McWhorter Stadium
- Interactive map of McWhorter Stadium
- Former names: Clemson Softball Stadium (2020)
- Location: N. Silas Pearman Blvd. (Perimeter Rd.) Clemson, South Carolina
- Coordinates: 34°40′39″N 82°50′57″W﻿ / ﻿34.677568°N 82.849033°W
- Owner: Clemson University
- Operator: Clemson University
- Capacity: 1,000
- Surface: Natural grass

Construction
- Opened: 2020; 6 years ago
- Cost: $13 million

Tenant
- Clemson Tigers (2020-present)

= McWhorter Stadium =

Softball stadium in South Carolina, United States

McWhorter Stadium is a softball park in the southeastern United States, located in Clemson, South Carolina. It is primarily used for NCAA and is the home field of the Clemson Tigers of the Division I Atlantic Coast Conference.
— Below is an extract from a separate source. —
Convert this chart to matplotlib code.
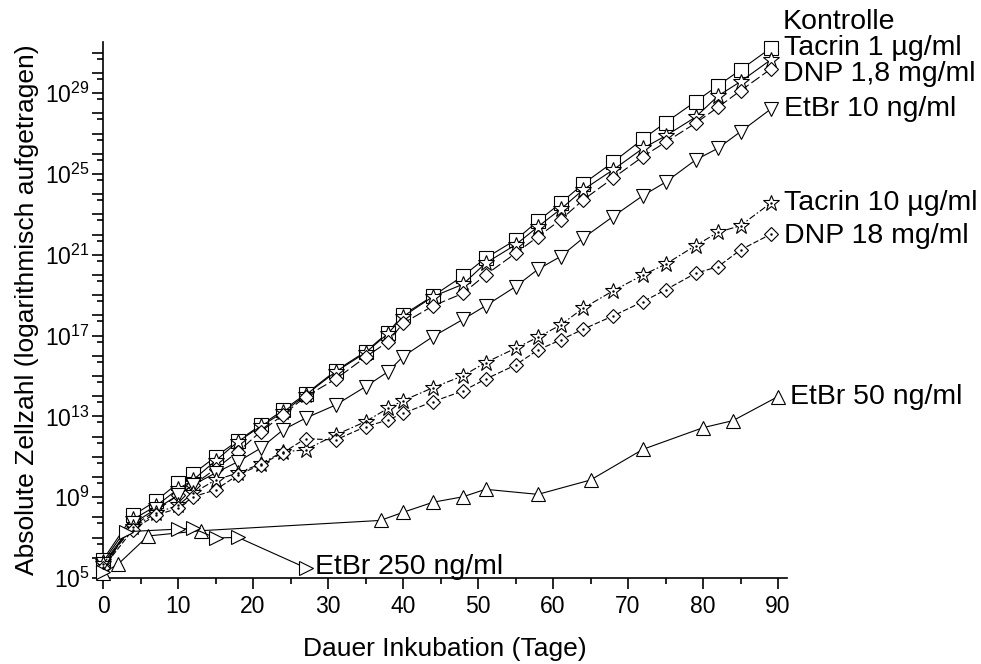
import matplotlib
matplotlib.use("Agg")
import matplotlib.pyplot as plt
import numpy as np
from matplotlib.ticker import FixedLocator, FuncFormatter, NullFormatter, MultipleLocator

plt.rcParams['font.family'] = ['Liberation Sans', 'DejaVu Sans']
plt.rcParams['mathtext.fontset'] = 'custom'
plt.rcParams['mathtext.rm'] = 'Liberation Sans'
plt.rcParams['mathtext.it'] = 'Liberation Sans'

# ---- data (cell counts given as log10 values) ----
days = [0, 4, 7, 10, 12, 15, 18, 21, 24, 27, 31, 35, 38, 40, 44, 48, 51, 55,
        58, 61, 64, 68, 72, 75, 79, 82, 85, 89]

kontrolle_log = [5.9, 8.1, 8.8, 9.7, 10.15, 11.0, 11.8, 12.55, 13.3, 14.1, 15.25, 16.2,
                 17.15, 18.02, 18.96, 19.95, 20.83, 21.73, 22.67, 23.55, 24.50, 25.58,
                 26.73, 27.54, 28.58, 29.37, 30.15, 31.22]
tacrin1_log = [5.8, 7.9, 8.55, 9.4, 9.85, 10.8, 11.75, 12.5, 13.2, 14.05, 15.2, 16.15,
               17.1, 17.94, 18.93, 19.54, 20.58, 21.49, 22.39, 23.25, 24.21, 25.20,
               26.27, 26.88, 27.81, 28.86, 29.57, 30.64]
dnp1_8_log = [5.6, 7.6, 8.3, 9.1, 9.6, 10.4, 11.25, 12.24, 13.07, 13.98, 14.84, 15.93,
              16.7, 17.6, 18.47, 19.09, 20.0, 21.07, 21.90, 22.72, 23.71, 24.79,
              25.86, 26.57, 27.51, 28.30, 29.12, 30.18]
etbr10_log = [5.7, 7.7, 8.4, 9.1, 9.6, 10.2, 10.76, 11.42, 12.33, 12.91, 13.56, 14.47,
              15.21, 15.96, 16.95, 17.8, 18.47, 19.42, 20.28, 20.91, 21.82, 22.89,
              23.93, 24.59, 25.69, 26.27, 27.09, 28.20]
tacrin10_log = [5.7, 7.5, 8.2, 8.6, 9.2, 9.85, 10.2, 10.65, 11.25, 11.34, 12.08, 12.74,
                13.40, 13.78, 14.42, 15.01, 15.66, 16.37, 16.92, 17.52, 18.35, 19.21,
                20.0, 20.53, 21.45, 22.11, 22.44, 23.55]
dnp18_log = [5.5, 7.4, 8.1, 8.45, 9.02, 9.36, 10.1, 10.6, 11.2, 11.9, 11.83, 12.49,
             12.82, 13.15, 13.73, 14.26, 14.84, 15.54, 16.29, 16.78, 17.31, 17.97,
             18.68, 19.26, 20.08, 20.41, 21.24, 22.01]

etbr50_days = [0, 2, 6, 13, 37, 40, 44, 48, 51, 58, 65, 72, 80, 84, 90]
etbr50_log = [5.25, 5.68, 7.08, 7.34, 7.85, 8.25, 8.75, 9.02, 9.39, 9.14, 9.85, 11.37,
              12.44, 12.79, 13.98]

etbr250_days = [0, 3, 10, 12, 15, 18, 27]
etbr250_log = [5.3, 7.29, 7.42, 7.46, 6.98, 7.01, 5.51]

labels = ["Kontrolle", "Tacrin 1 µg/ml", "DNP 1,8 mg/ml", "EtBr 10 ng/ml",
          "Tacrin 10 µg/ml", "DNP 18 mg/ml", "EtBr 50 ng/ml", "EtBr 250 ng/ml"]

# ---- figure ----
W, H = 981, 664
fig = plt.figure(figsize=(W / 100, H / 100), dpi=100)
ax = fig.add_axes([103 / W, 86 / H, (787 - 103) / W, (622 - 86) / H])

lw = 0.8
LFS = 20.5
series = [
    (days, kontrolle_log, 's', 9.5, '-', False, (9, 19)),
    (days, tacrin1_log, '*', 12, '-', False, (10, 8.5)),
    (days, dnp1_8_log, 'D', 7.5, (0, (9, 3)), False, (9, -3.5)),
    (days, etbr10_log, 'v', 10, '-', False, (10, 0.5)),
    (days, tacrin10_log, '*', 12, (0, (6, 2, 1.5, 2)), True, (10, 0.5)),
    (days, dnp18_log, 'D', 7.5, (0, (5, 2)), True, (10, -1)),
    (etbr50_days, etbr50_log, '^', 10, '-', False, (9, 0)),
    (etbr250_days, etbr250_log, '>', 10, '-', False, (7, 0.5)),
]

for (xd, ylog, mk, ms, ls, dot, off), lab in zip(series, labels):
    yv = np.power(10.0, np.array(ylog))
    ax.plot(xd, yv, linestyle=ls, color='black', lw=lw, marker=mk, ms=ms,
            mfc='white', mec='black', mew=0.8, clip_on=False, zorder=3)
    if dot:
        ax.plot(xd, yv, linestyle='none', marker='.', ms=1.5, color='black',
                clip_on=False, zorder=4)
    ax.annotate(lab, xy=(xd[-1], yv[-1]), xytext=off, textcoords='offset points',
                ha='left', va='center', fontsize=LFS, annotation_clip=False)

ax.set_yscale('log')
ax.set_xlim(0, 91.2)
ax.set_ylim(1e5, 10 ** 31.53)

ax.spines['top'].set_visible(False)
ax.spines['right'].set_visible(False)
for s in ['left', 'bottom']:
    ax.spines[s].set_linewidth(1.2)

ax.xaxis.set_major_locator(MultipleLocator(10))
ax.xaxis.set_minor_locator(MultipleLocator(5))

ax.yaxis.set_major_locator(FixedLocator([10.0 ** k for k in range(5, 32)]))
ax.yaxis.set_minor_locator(FixedLocator([5 * 10.0 ** (k - 1) for k in range(6, 32)]))


def yfmt(v, pos):
    k = int(round(np.log10(v)))
    if (k - 5) % 4 == 0:
        return r'$\mathregular{10^{%d}}$' % k
    return ''


ax.yaxis.set_major_formatter(FuncFormatter(yfmt))
ax.yaxis.set_minor_formatter(NullFormatter())

ax.tick_params(axis='both', which='major', direction='out', length=8, width=1.2,
               labelsize=16.5)
ax.tick_params(axis='both', which='minor', direction='out', length=4, width=1.2)
ax.tick_params(axis='y', which='major', pad=1.5)
ax.tick_params(axis='x', which='major', pad=4)

ax.set_xlabel("Dauer Inkubation (Tage)", fontsize=19, labelpad=14)
ax.set_ylabel("Absolute Zellzahl (logarithmisch aufgetragen)", fontsize=19, labelpad=4)

fig.savefig("out.png", dpi=100)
The stadium opened in 2020, with the launch of the Tiger softball program, and contains seating for 1,000, additional spectator space on a grass berm, and player development areas.

On February 5, 2021, Clemson University announced that Stuart McWhorter and his family had donated $2.5 million to the softball program, and that the stadium would therefore be named in their honor.